__Set problem__.
Your reply should be one number: the count of lines holding the word "this".

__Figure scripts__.
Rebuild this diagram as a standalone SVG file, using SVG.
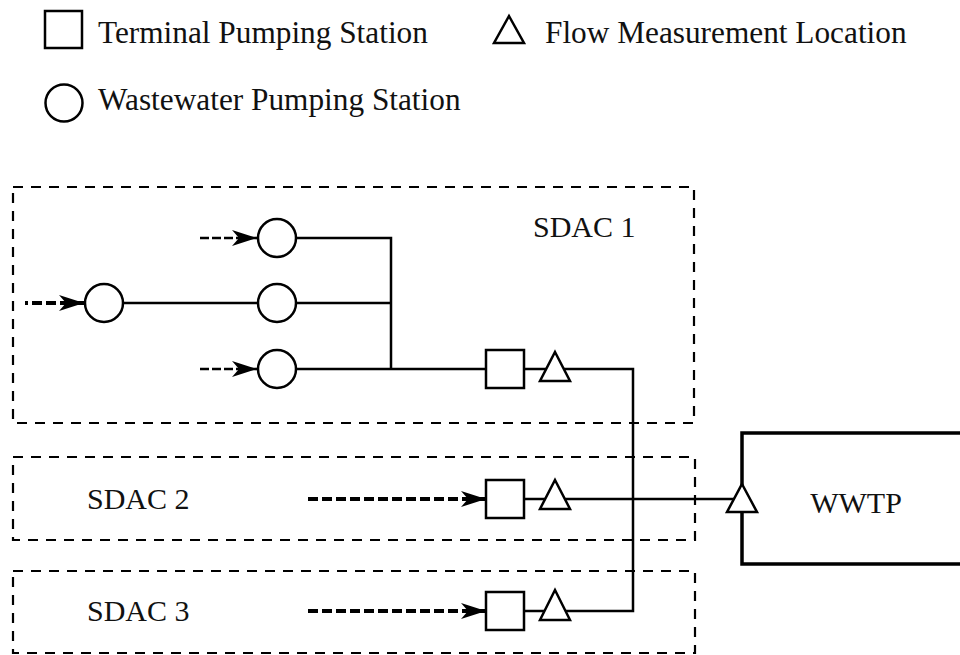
<svg xmlns="http://www.w3.org/2000/svg" width="960" height="655" viewBox="0 0 960 655">
<defs>
<style>
text{font-family:"Liberation Serif","Times New Roman",serif;font-size:30px;fill:#111}
.legend-text{font-size:31.3px}
.node{fill:#fff;stroke:#000;stroke-width:2.5}
.pipe{fill:none;stroke:#000;stroke-width:2.5}
.zone{fill:none;stroke:#000;stroke-width:2.2;stroke-dasharray:10 8}
.thick{fill:none;stroke:#000;stroke-width:4.2;stroke-dasharray:10 4}
.thin{fill:none;stroke:#000;stroke-width:2.6;stroke-dasharray:9 3}
.plant{fill:none;stroke:#000;stroke-width:3.5}
</style>
<marker id="head" viewBox="-27 -9 28 18" refX="0" refY="0" markerWidth="28" markerHeight="18" markerUnits="userSpaceOnUse" orient="auto-start-reverse">
<path d="M0,0 L-25,-8 L-18,0 L-25,8 Z" fill="#000"/>
</marker>
</defs>

<g id="legend">
<rect class="node" x="45" y="11" width="37" height="37"/>
<text class="legend-text" x="98" y="43">Terminal Pumping Station</text>
<path class="node" d="M509,16 L524,43 L494,43 Z"/>
<text class="legend-text" x="545" y="43">Flow Measurement Location</text>
<circle class="node" cx="64" cy="103" r="18.5"/>
<text class="legend-text" x="98" y="110">Wastewater Pumping Station</text>
</g>

<g id="zones">
<rect id="sdac1" class="zone" x="13" y="187" width="681" height="236"/>
<rect id="sdac2" class="zone" x="13" y="457" width="682" height="83"/>
<rect id="sdac3" class="zone" x="13" y="571" width="682" height="82"/>
<text x="533" y="237">SDAC 1</text>
<text x="87" y="509">SDAC 2</text>
<text x="87" y="621">SDAC 3</text>
</g>

<g id="connectors">
<path class="pipe" d="M123,303 H258"/>
<path class="pipe" d="M296,238 H391 V369"/>
<path class="pipe" d="M296,303 H391"/>
<path class="pipe" d="M296,369 H486"/>
<path class="pipe" d="M524,369 H633 V611 H524"/>
<path class="pipe" d="M524,499 H742"/>
<path class="thick" d="M84,303 H25" marker-start="url(#head)"/>
<path class="thin" d="M257,238 H197" marker-start="url(#head)"/>
<path class="thin" d="M257,369 H198" marker-start="url(#head)"/>
<path class="thick" d="M486,499 H307" marker-start="url(#head)"/>
<path class="thick" d="M486,611 H307" marker-start="url(#head)"/>
</g>

<g id="wps1"><circle class="node" cx="104" cy="303" r="19"/></g>
<g id="wps2"><circle class="node" cx="277" cy="238" r="19"/></g>
<g id="wps3"><circle class="node" cx="277" cy="303" r="19"/></g>
<g id="wps4"><circle class="node" cx="277" cy="369" r="19"/></g>

<g id="tps1"><rect class="node" x="486" y="350" width="38" height="38"/></g>
<g id="flow1"><path class="node" d="M555,352 L570,381 L540,381 Z"/></g>
<g id="tps2"><rect class="node" x="486" y="480" width="38" height="38"/></g>
<g id="flow2"><path class="node" d="M555,480 L570,509 L540,509 Z"/></g>
<g id="tps3"><rect class="node" x="486" y="592" width="38" height="38"/></g>
<g id="flow3"><path class="node" d="M555,590 L570,620 L540,620 Z"/></g>

<g id="wwtp">
<path class="plant" d="M965,433 H742 V564 H965"/>
<path class="node" d="M742,484 L757,512 L727,512 Z"/>
<text x="856" y="513" text-anchor="middle">WWTP</text>
</g>
</svg>
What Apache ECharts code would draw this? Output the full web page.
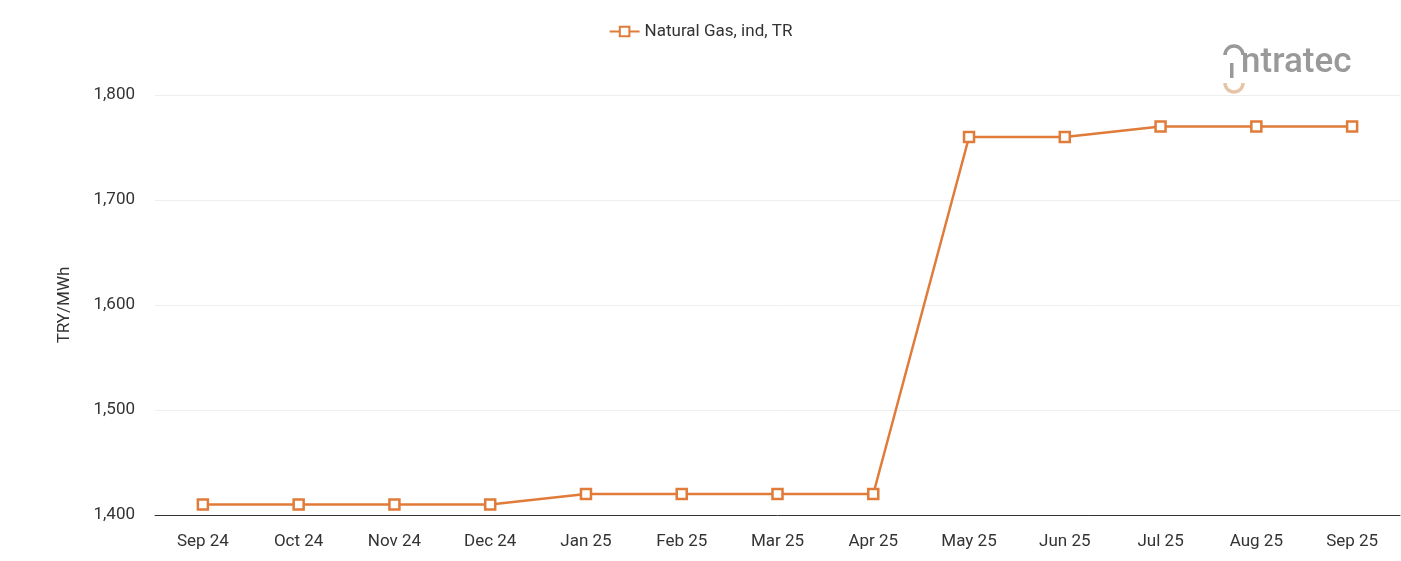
<!DOCTYPE html>
<html><head><meta charset="utf-8">
<script src="https://cdn.jsdelivr.net/npm/echarts@6/dist/echarts.min.js"></script>
<style>html,body{margin:0;padding:0;background:#fff}#main{width:1401px;height:561px}</style>
</head><body><div id="main"></div>
<script>
var categories = ['Sep 24','Oct 24','Nov 24','Dec 24','Jan 25','Feb 25','Mar 25','Apr 25','May 25','Jun 25','Jul 25','Aug 25','Sep 25'];
var gasValues = [1410,1410,1410,1410,1420,1420,1420,1420,1760,1760,1770,1770,1770];
var seriesName = 'Natural Gas, ind, TR';

var chart = echarts.init(document.getElementById('main'));
chart.setOption({
  animation: false,
  textStyle: { fontFamily: 'Roboto' },
  legend: {
    top: 18, left: 'center', itemWidth: 30, itemHeight: 12,
    textStyle: { fontSize: 17, color: '#333' },
    data: [seriesName]
  },
  graphic: [
    { type: 'text', left: 1241, top: 46, style: { text: 'ntratec', fontSize: 35, fontWeight: 500, fill: '#999', fontFamily: 'Roboto' } },
    { type: 'rect', shape: { x: 1230, y: 63, width: 3.5, height: 15 }, style: { fill: '#999' } },
    { type: 'arc', shape: { cx: 1234, cy: 55, r: 9, startAngle: Math.PI, endAngle: 0, clockwise: true }, style: { stroke: '#999', lineWidth: 3.5, fill: null } },
    { type: 'arc', shape: { cx: 1234, cy: 83, r: 9, startAngle: 0, endAngle: Math.PI, clockwise: true }, style: { stroke: '#e8c4a6', lineWidth: 3.5, fill: null } }
  ],
  grid: { left: 155, right: 1, top: 95, bottom: 46 },
  xAxis: {
    type: 'category', data: categories, boundaryGap: true,
    axisLine: { lineStyle: { color: '#333' } },
    axisTick: { show: false },
    axisLabel: { color: '#333', fontSize: 17, margin: 18 }
  },
  yAxis: {
    type: 'value', min: 1400, max: 1800, interval: 100,
    name: 'TRY/MWh', nameLocation: 'middle', nameGap: 82,
    nameTextStyle: { fontSize: 17, color: '#333' },
    axisLine: { show: false }, axisTick: { show: false },
    axisLabel: { color: '#333', fontSize: 17, margin: 20,
      formatter: function (v) { return v.toLocaleString('en-US'); } },
    splitLine: { lineStyle: { color: '#eee' } }
  },
  series: [{
    name: seriesName, type: 'line', data: gasValues,
    symbol: 'rect', symbolSize: 10,
    lineStyle: { color: '#e07b39', width: 2.5 },
    itemStyle: { color: '#fff', borderColor: '#e07b39', borderWidth: 2.5 }
  }]
});
</script></body></html>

__Solved exercise__.
2